• STORED DATA:
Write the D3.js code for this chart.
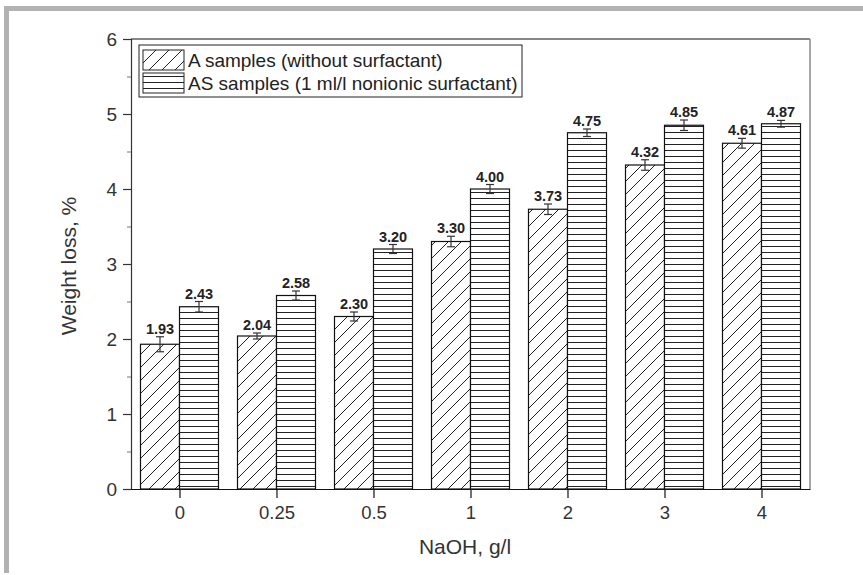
<!DOCTYPE html>
<html>
<head>
<meta charset="utf-8">
<script src="https://cdn.jsdelivr.net/npm/d3@7"></script>
<style>
  body { margin: 0; background: #fff; }
  svg { display: block; font-family: 'Liberation Sans', Arial, sans-serif; }
</style>
</head>
<body>
<div id="chart"></div>
<script>
// data
const categories = ['0', '0.25', '0.5', '1', '2', '3', '4']
const seriesNames = ['A samples (without surfactant)', 'AS samples (1 ml/l nonionic surfactant)']
const valuesA = [1.93, 2.04, 2.30, 3.30, 3.73, 4.32, 4.61]
const valuesAS = [2.43, 2.58, 3.20, 4.00, 4.75, 4.85, 4.87]
const errorsA = [0.10, 0.04, 0.06, 0.07, 0.07, 0.07, 0.065]
const errorsAS = [0.07, 0.06, 0.06, 0.06, 0.05, 0.07, 0.045]
const yTicks = [0, 1, 2, 3, 4, 5, 6]

const width = 863
const height = 575
const margin = { top: 39, right: 53, bottom: 86, left: 131 }
const innerW = width - margin.left - margin.right
const innerH = height - margin.top - margin.bottom
const textColor = '#333'
const fontFamily = 'Liberation Sans, Arial, sans-serif'

const svg = d3.select('#chart').append('svg')
  .attr('width', width)
  .attr('height', height)

// grey frame on top and left
svg.append('rect').attr('x', 4).attr('y', 6).attr('width', width - 4).attr('height', 5).attr('fill', '#b2b2b2')
svg.append('rect').attr('x', 4).attr('y', 6).attr('width', 5).attr('height', height - 8).attr('fill', '#b2b2b2')

// hatch patterns
const defs = svg.append('defs')
const diag = defs.append('pattern')
  .attr('id', 'diag')
  .attr('patternUnits', 'userSpaceOnUse')
  .attr('width', 13)
  .attr('height', 13)
diag.append('rect').attr('width', 13).attr('height', 13).attr('fill', '#fff')
diag.append('path')
  .attr('d', 'M0,13 L13,0 M-3,3 L3,-3 M10,16 L16,10')
  .attr('stroke', '#222')
  .attr('stroke-width', 1)

const horiz = defs.append('pattern')
  .attr('id', 'horiz')
  .attr('patternUnits', 'userSpaceOnUse')
  .attr('width', 10)
  .attr('height', 6)
  .attr('y', margin.top + innerH)
horiz.append('rect').attr('width', 10).attr('height', 6).attr('fill', '#fff')
horiz.append('line')
  .attr('x1', 0).attr('x2', 10)
  .attr('y1', 0.5).attr('y2', 0.5)
  .attr('stroke', '#222')
  .attr('stroke-width', 1)

const g = svg.append('g').attr('transform', `translate(${margin.left},${margin.top})`)

const x = d3.scaleLinear().domain([-0.5, categories.length - 0.5]).range([0, innerW])
const y = d3.scaleLinear().domain([0, 6]).range([innerH, 0])
const barW = 39

// plot box top and right
g.append('line').attr('x1', 0).attr('x2', innerW).attr('y1', 0).attr('y2', 0)
  .attr('stroke', '#111').attr('stroke-width', 1.2)
g.append('line').attr('x1', innerW).attr('x2', innerW).attr('y1', 0).attr('y2', innerH)
  .attr('stroke', '#888').attr('stroke-width', 1.5)

// bars
const series = [
  { values: valuesA, errors: errorsA, fill: 'url(#diag)', offset: -barW },
  { values: valuesAS, errors: errorsAS, fill: 'url(#horiz)', offset: 0 }
]

series.forEach(s => {
  const grp = g.append('g')
  grp.selectAll('rect')
    .data(s.values)
    .join('rect')
    .attr('x', (d, i) => x(i) + s.offset)
    .attr('y', d => y(d))
    .attr('width', barW)
    .attr('height', d => innerH - y(d))
    .attr('fill', s.fill)
    .attr('stroke', '#111')
    .attr('stroke-width', 1.2)

  const err = grp.selectAll('g.err')
    .data(s.values)
    .join('g')
    .attr('class', 'err')
    .attr('stroke', '#333')
    .attr('stroke-width', 1.2)
  const cx = i => x(i) + s.offset + barW / 2
  err.append('line')
    .attr('x1', (d, i) => cx(i)).attr('x2', (d, i) => cx(i))
    .attr('y1', (d, i) => y(d + s.errors[i])).attr('y2', (d, i) => y(d - s.errors[i]))
  err.append('line')
    .attr('x1', (d, i) => cx(i) - 4).attr('x2', (d, i) => cx(i) + 4)
    .attr('y1', (d, i) => y(d + s.errors[i])).attr('y2', (d, i) => y(d + s.errors[i]))
  err.append('line')
    .attr('x1', (d, i) => cx(i) - 4).attr('x2', (d, i) => cx(i) + 4)
    .attr('y1', (d, i) => y(d - s.errors[i])).attr('y2', (d, i) => y(d - s.errors[i]))

  grp.selectAll('text')
    .data(s.values)
    .join('text')
    .attr('x', (d, i) => cx(i))
    .attr('y', (d, i) => y(d + s.errors[i]) - 3)
    .attr('text-anchor', 'middle')
    .attr('font-size', 14.5)
    .attr('font-weight', 'bold')
    .attr('fill', '#222')
    .text(d => d.toFixed(2))
})

// y axis
const yAxis = g.append('g')
  .call(d3.axisLeft(y).tickValues(yTicks).tickFormat(d3.format('d')).tickSize(8).tickPadding(6))
yAxis.select('.domain').attr('stroke', '#333').attr('stroke-width', 1.2)
yAxis.selectAll('.tick line').attr('stroke', '#333').attr('stroke-width', 1.2)
yAxis.selectAll('text').attr('font-size', 19).attr('fill', textColor).attr('font-family', fontFamily)
g.append('g')
  .call(d3.axisLeft(y).tickValues(d3.range(0.5, 6, 1)).tickFormat('').tickSize(4))
  .call(a => a.select('.domain').remove())
  .selectAll('.tick line').attr('stroke', '#777').attr('stroke-width', 1)

// x axis
const xAxis = g.append('g')
  .attr('transform', `translate(0,${innerH})`)
  .call(d3.axisBottom(x).tickValues(d3.range(categories.length)).tickFormat(i => categories[i]).tickSize(9).tickPadding(8).tickSizeOuter(0))
xAxis.select('.domain').attr('stroke', '#111').attr('stroke-width', 1.2)
xAxis.selectAll('.tick line').attr('stroke', '#111').attr('stroke-width', 1.2)
xAxis.selectAll('text').attr('font-size', 18.5).attr('fill', textColor).attr('font-family', fontFamily)

// axis titles
svg.append('text')
  .attr('x', 465)
  .attr('y', 554)
  .attr('text-anchor', 'middle')
  .attr('font-size', 21)
  .attr('fill', textColor)
  .text('NaOH, g/l')

svg.append('text')
  .attr('transform', `translate(76,${margin.top + innerH / 2 + 2}) rotate(-90)`)
  .attr('text-anchor', 'middle')
  .attr('font-size', 21)
  .attr('fill', textColor)
  .text('Weight loss, %')

// legend
const legend = svg.append('g').attr('transform', 'translate(139,45)')
legend.append('rect')
  .attr('width', 383).attr('height', 52)
  .attr('fill', '#fff').attr('stroke', '#222').attr('stroke-width', 1)
const fills = ['url(#diag)', 'url(#horiz)']
seriesNames.forEach((name, i) => {
  const row = legend.append('g').attr('transform', `translate(4,${5 + i * 23})`)
  row.append('rect')
    .attr('width', 41).attr('height', 20)
    .attr('fill', fills[i]).attr('stroke', '#222').attr('stroke-width', 1)
  row.append('text')
    .attr('x', 45).attr('y', 17)
    .attr('font-size', 19)
    .attr('fill', '#222')
    .text(name)
})
</script>
</body>
</html>
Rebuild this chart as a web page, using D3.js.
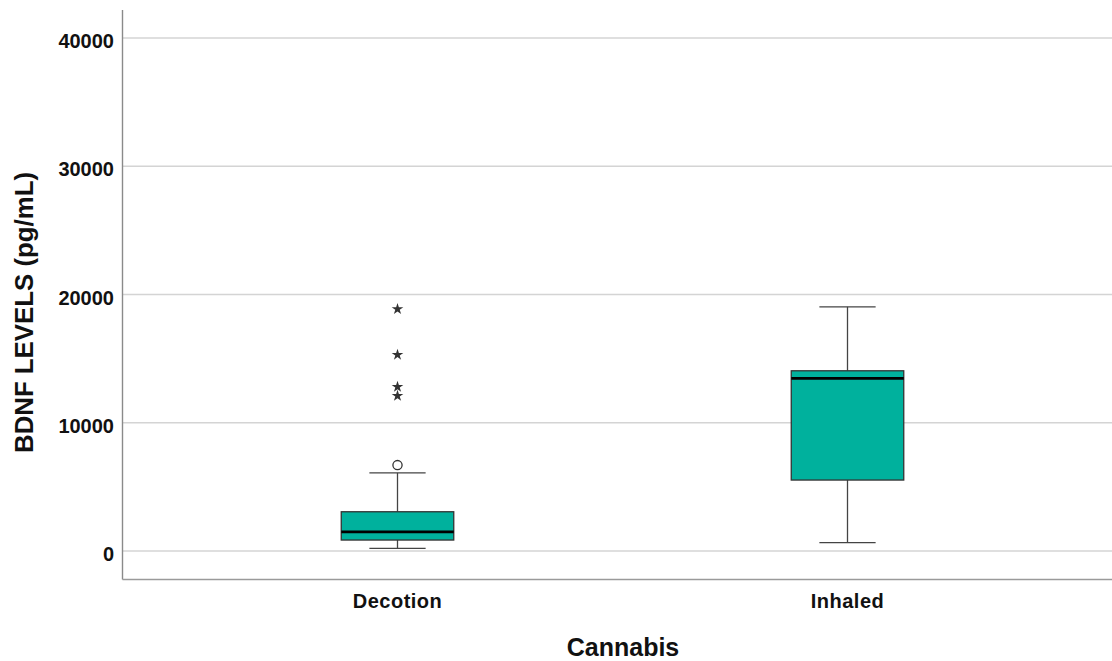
<!DOCTYPE html>
<html>
<head>
<meta charset="utf-8">
<script src="https://cdn.jsdelivr.net/npm/d3@7/dist/d3.min.js"></script>
<style>
  html, body { margin: 0; padding: 0; background: #fff; }
  svg { display: block; font-family: "Liberation Sans", Arial, sans-serif; }
</style>
</head>
<body>
<svg id="chart" width="1112" height="661"></svg>
<script>
// Box-plot summaries of BDNF levels by cannabis group
const categories = ["Decotion", "Inhaled"];
const whiskerLow  = [210, 650];
const q1          = [857, 5534];
const median      = [1496, 13460];
const q3          = [3063, 14053];
const whiskerHigh = [6095, 19040];
// outliers: mild (circle) and extreme (star)
const mildOutliers    = [{ cat: "Decotion", value: 6700 }];
const extremeOutliers = [
  { cat: "Decotion", value: 18860 },
  { cat: "Decotion", value: 15300 },
  { cat: "Decotion", value: 12800 },
  { cat: "Decotion", value: 12100 }
];
const yTicks = [0, 10000, 20000, 30000, 40000];
const yTitle = "BDNF LEVELS (pg/mL)";
const xTitle = "Cannabis";

const svg = d3.select("#chart");
const W = 1112;
const plotLeft = 122.5, plotTop = 10, plotBottom = 579.5;

const x = d3.scaleBand().domain(categories).range([172.5, 1072.5]).padding(0);
const y = d3.scaleLinear().domain([-2180, 42180]).range([579, 10]);

const boxW = x.bandwidth() * 0.25;
const capW = boxW / 2;

// horizontal gridlines
svg.append("g").selectAll("line").data(yTicks).join("line")
  .attr("x1", plotLeft).attr("x2", W)
  .attr("y1", d => y(d)).attr("y2", d => y(d))
  .attr("stroke", "#d4d4d4").attr("stroke-width", 1.6);

// axis frame
svg.append("line").attr("x1", plotLeft).attr("x2", plotLeft).attr("y1", plotTop).attr("y2", plotBottom)
  .attr("stroke", "#8a8a8a").attr("stroke-width", 1.4);
svg.append("line").attr("x1", plotLeft).attr("x2", W).attr("y1", plotBottom).attr("y2", plotBottom)
  .attr("stroke", "#9a9a9a").attr("stroke-width", 1.6);

// y tick labels
svg.append("g").selectAll("text").data(yTicks).join("text")
  .attr("x", 114).attr("y", d => y(d) + 10)
  .attr("text-anchor", "end")
  .attr("font-size", 20).attr("font-weight", "bold").attr("fill", "#111")
  .text(d => d);

// x category labels
svg.append("g").selectAll("text").data(categories).join("text")
  .attr("x", d => x(d) + x.bandwidth() / 2).attr("y", 608)
  .attr("text-anchor", "middle")
  .attr("font-size", 20).attr("font-weight", "bold").attr("fill", "#111")
  .attr("letter-spacing", 0.5)
  .text(d => d);

// axis titles
svg.append("text")
  .attr("x", 623).attr("y", 656)
  .attr("text-anchor", "middle")
  .attr("font-size", 25).attr("font-weight", "bold").attr("fill", "#111")
  .text(xTitle);

svg.append("text")
  .attr("transform", "translate(33,312.5) rotate(-90)")
  .attr("text-anchor", "middle")
  .attr("font-size", 26).attr("font-weight", "bold").attr("fill", "#111")
  .attr("textLength", 281).attr("lengthAdjust", "spacingAndGlyphs")
  .text(yTitle);

// boxes
const boxes = categories.map((c, i) => ({
  cat: c, lo: whiskerLow[i], q1: q1[i], med: median[i], q3: q3[i], hi: whiskerHigh[i]
}));
const cx = d => x(d.cat) + x.bandwidth() / 2;

const g = svg.append("g").selectAll("g").data(boxes).join("g");

// whisker stems
g.append("line")
  .attr("x1", cx).attr("x2", cx)
  .attr("y1", d => y(d.hi)).attr("y2", d => y(d.q3))
  .attr("stroke", "#444").attr("stroke-width", 1.3);
g.append("line")
  .attr("x1", cx).attr("x2", cx)
  .attr("y1", d => y(d.q1)).attr("y2", d => y(d.lo))
  .attr("stroke", "#444").attr("stroke-width", 1.3);
// whisker caps
["hi", "lo"].forEach(k => {
  g.append("line")
    .attr("x1", d => cx(d) - capW / 2).attr("x2", d => cx(d) + capW / 2)
    .attr("y1", d => y(d[k])).attr("y2", d => y(d[k]))
    .attr("stroke", "#444").attr("stroke-width", 1.3);
});
// box body
g.append("rect")
  .attr("x", d => cx(d) - boxW / 2).attr("width", boxW)
  .attr("y", d => y(d.q3)).attr("height", d => y(d.q1) - y(d.q3))
  .attr("fill", "#00b19d").attr("stroke", "#333").attr("stroke-width", 1.3);
// median
g.append("line")
  .attr("x1", d => cx(d) - boxW / 2).attr("x2", d => cx(d) + boxW / 2)
  .attr("y1", d => y(d.med)).attr("y2", d => y(d.med))
  .attr("stroke", "#000").attr("stroke-width", 2.8);

// mild outliers
svg.append("g").selectAll("circle").data(mildOutliers).join("circle")
  .attr("cx", d => x(d.cat) + x.bandwidth() / 2).attr("cy", d => y(d.value))
  .attr("r", 4.6).attr("fill", "#fff").attr("stroke", "#333").attr("stroke-width", 1.3);

// extreme outliers
const star = d3.symbol().type(d3.symbolStar).size(42);
svg.append("g").selectAll("path").data(extremeOutliers).join("path")
  .attr("transform", d => `translate(${x(d.cat) + x.bandwidth() / 2},${y(d.value)})`)
  .attr("d", star)
  .attr("fill", "#333");
</script>
</body>
</html>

• WHAT THE TASK ASKS:
Go through the listing above and list every line that has the word "this".

• COMPLETE RESPONSE:
Write the D3.js code for this chart.
Rebuild this chart as a web page, using D3.js.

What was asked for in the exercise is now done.